The interesting part happens inside enqueue. If the task was previously classified, the cached result is reused.

void BPF_STRUCT_OPS(luasched_enqueue, struct task_struct *p, u64 enq_flags)
{
    pid_t pid = p->pid;
    struct task_class *cls;
    
    cls = bpf_map_lookup_elem(&task_classes, &pid);
    if (cls) {
    	scx_bpf_dsq_insert(p, cls->dsq, cls->slice_ns, 0);
    	return;
    }
    ...
    /* invoke Lua to determine the enqueue verdict */
}

If no cached result is found, Lua is invoked. The function is exposed as a kfunc

extern int bpf_luasched_run(
    const char *key, 
    size_t key__sz, 
    struct task_struct *task, 
    struct task_class *cls
) __ksym;

It recieves a pointer to struct task_class and modifies it according to a Lua policy

void BPF_STRUCT_OPS(luasched_enqueue, struct task_struct *p, u64 enq_flags)
{
    ...
    /* invoke Lua to determine the enqueue verdict */
    struct task_class received_cls = { .dsq = -1, .slice_ns = -1 };
    
    int ret = bpf_luasched_run(runtime, sizeof(runtime), p, &received_cls);
    
    bpf_map_update_elem(&task_classes, &pid, &received_cls, BPF_ANY);
    scx_bpf_dsq_insert(p, received_cls.dsq, received_cls.slice_ns, 0);
}

Writing Policy in Lua

The scheduler itself knows nothing about process names like nginx or firefox.

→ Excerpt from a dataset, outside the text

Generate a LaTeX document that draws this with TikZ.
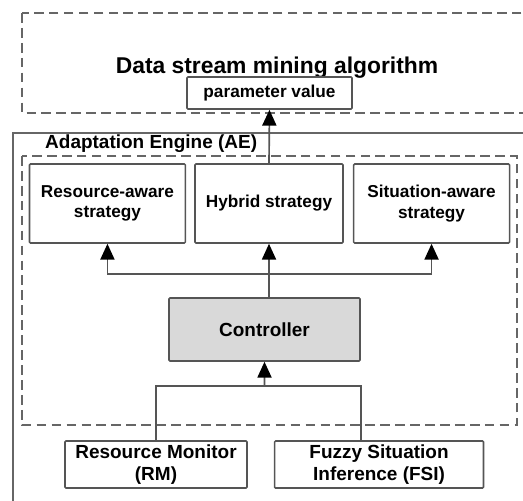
\documentclass[tikz,border=0pt]{standalone}
\usepackage{fontspec}
\setmainfont{Liberation Sans}
\usetikzlibrary{arrows.meta,positioning,calc}

\begin{document}
\begin{tikzpicture}[
    x=0.02cm, y=-0.02cm,
    font=\bfseries\fontsize{9.8}{11.5}\selectfont,
    box/.style={
        rectangle, rounded corners=0.6pt, draw=boxGray, line width=0.9pt,
        fill=white, align=center, inner sep=2pt
    },
    stratBox/.style={box, minimum width=3.12cm, minimum height=1.58cm},
    bigText/.style={font=\bfseries\fontsize{10.8}{12.5}\selectfont},
    inBox/.style={box, bigText, minimum height=0.94cm},
    ctrlBox/.style={box, bigText, fill=ctrlGray, minimum width=3.82cm, minimum height=1.26cm},
    dashFrame/.style={draw=frameGray, line width=0.95pt, dash pattern=on 5.5pt off 3pt},
    solidFrame/.style={draw=frameGray, line width=1.2pt},
    arrow/.style={-{Triangle[length=9pt, width=8pt, fill=black, color=black]}, line width=0.95pt, draw=lineGray},
    link/.style={line width=0.95pt, draw=lineGray}
]

    \definecolor{boxGray}{HTML}{555555}
    \definecolor{frameGray}{HTML}{666666}
    \definecolor{lineGray}{HTML}{555555}
    \definecolor{ctrlGray}{HTML}{D9D9D9}

    \clip (0,0) rectangle (523,500);

    \draw[dashFrame] (22,13) rectangle (560,113);
    \draw[solidFrame] (13,133) rectangle (560,540);
    \draw[dashFrame] (22,156) rectangle (517,425);

    \node[font=\bfseries\fontsize{13}{15}\selectfont] (algoTitle) at (277,68) {Data stream mining algorithm};
    \node[box, minimum width=3.3cm, minimum height=0.64cm] (param) at (269.5,93) {parameter value};

    \node[bigText, anchor=west] (aeLabel) at (39,144) {Adaptation Engine (AE)};

    \node[stratBox, minimum width=2.96cm] (hybrid) at (269,203.5) {Hybrid strategy};
    \node[stratBox, left=0.16cm of hybrid] (resAware) {Resource-aware\\ strategy};
    \node[stratBox, right=0.18cm of hybrid] (sitAware) {Situation-aware\\ strategy};

    \node[ctrlBox] (ctrl) at (264.5,329.5) {Controller};

    \node[inBox, minimum width=3.64cm] (rm) at (156,464.5) {Resource Monitor\\ (RM)};
    \node[inBox, minimum width=4.18cm, right=0.52cm of rm] (fsi) {Fuzzy Situation\\ Inference (FSI)};

    \coordinate (fork) at ($(hybrid.south)!0.56!(hybrid.south |- ctrl.north)$);
    \coordinate (merge) at ($(ctrl.south)!0.31!(ctrl.south |- rm.north)$);

    \draw[arrow] (hybrid.north) -- (param.south);
    \draw[arrow] (hybrid.south |- ctrl.north) -- (hybrid.south);
    \draw[arrow] (fork) -| (resAware.south);
    \draw[arrow] (fork) -| (sitAware.south);

    \draw[arrow] (merge) -- (ctrl.south);
    \draw[link] (merge) -| (rm.north);
    \draw[link] (merge) -| (ctrl.east |- fsi.north);

\end{tikzpicture}
\end{document}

That knowledge lives entirely in Lua.

local policy = {
    { pattern = "^nginx", dsq = REALTIME, slice = 1000000 },
    { pattern = "^firefox", dsq = BATCH, slice = 10000000 },
}

On Lua we attach a handler to set the enqueue verdict

local sched = require("sched")
 
local function workload(ctx)
	local task = ctx:task()
	for _, rule in ipairs(policy) do
		if task:comm():match(rule.pattern) then
			ctx:dsq(rule.dsq)
			ctx:slice_ns(rule.slice)
			return
		end
	end
	ctx:dsq(DEFAULT)
	ctx:slice_ns(scx.SLICE_DFL)
end
 
sched.attach(workload)

Why Cache Results?

Calling into Lua on every enqueue would be expensive. A task’s command name rarely changes after startup. By classifying a task once and storing the result in a BPF map, the scheduler pays the Lua cost only once.

All future scheduling decisions become simple hash lookups.